"To ja złożyłem wniosek o odrzucenie tego projektu. To ja zabrałem te darmowe leki emerytom. I chyba ostatni raz to tylko w polemikach z Piotrem Dudą byłem tak pewny słuszności składanych przeze mnie wniosków" - pisze na blogu dumny ze swoich poczynań senator PO Jan Libicki.
Polityk PO nie pierwszy raz w sposób negatywnych zaskakuje swoją wypowiedzią. Ledwie kilka miesięcy temu zasłyną wpisem na swoim blogu, w którym nawoływał do "zrobienia porządku z księdzem Małkowskim".

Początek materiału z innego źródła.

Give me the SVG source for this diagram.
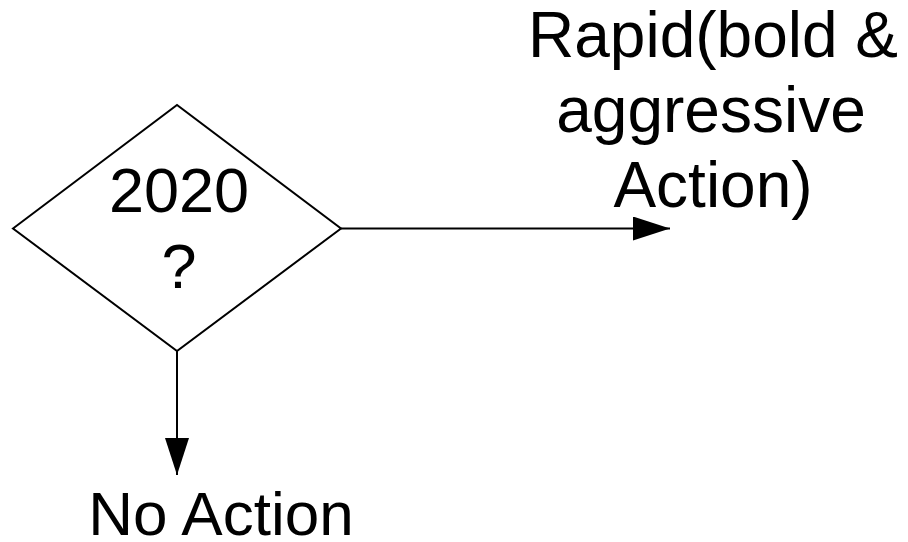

Po tym, jak senatorowie partii rządzącej odrzucili projekt, który zakładał umożliwienie najbiedniejszym emerytom nabywanie bezpłatnych leków, jeden z nich - Jan Libicki - z wyraźnym poczuciem dumy napisał o tym na swoim blogu. Odniósł się do artykułu opublikowanego na jednym z - jak to określił senator - pisowskich portali, w którym napisano, że Senatorowie Platformy ukradkiem odrzucili projekt nowelizacji ustawy o świadczeniach zdrowotnych finansowanych ze środków publicznych, przygotowaną przez Stowarzyszenie „Dzieci wojny”. W tekście tym podkreślono także sens nowelizacji ustawy, dzięki której renciści i emeryci po spełnieniu dwóch warunków: pobieranie świadczenia emerytalnego lub rentowego na najniższym poziomie nie więcej niż 845 zł miesięcznie i ukończenie 75 roku życia, mieliby możliwość nabywania darmowych leków. Dotyczyłoby to także inwalidów wojennych, wojskowych oraz osób represjonowanych.
Libicki zgadzając się z tekstem, zwraca uwagę na jedną rozbieżność: "W jednym tylko europoseł Kuźmiuk (autor artykułu - red.) się myli. Że zrobiliśmy to ukradkiem. Otóż nie, zrobiliśmy to jawnie i z otwartą przyłbicą. I to właśnie dlatego, że był to projekt czystej wody demagogiczno – socjalistyczno – populistyczny".
Po czym dodaje: "To ja złożyłem wniosek o odrzucenie tego projektu. To ja zabrałem te darmowe leki emerytom. I chyba ostatni raz to tylko w polemikach z Piotrem Dudą byłem tak pewny słuszności składanych przeze mnie wniosków".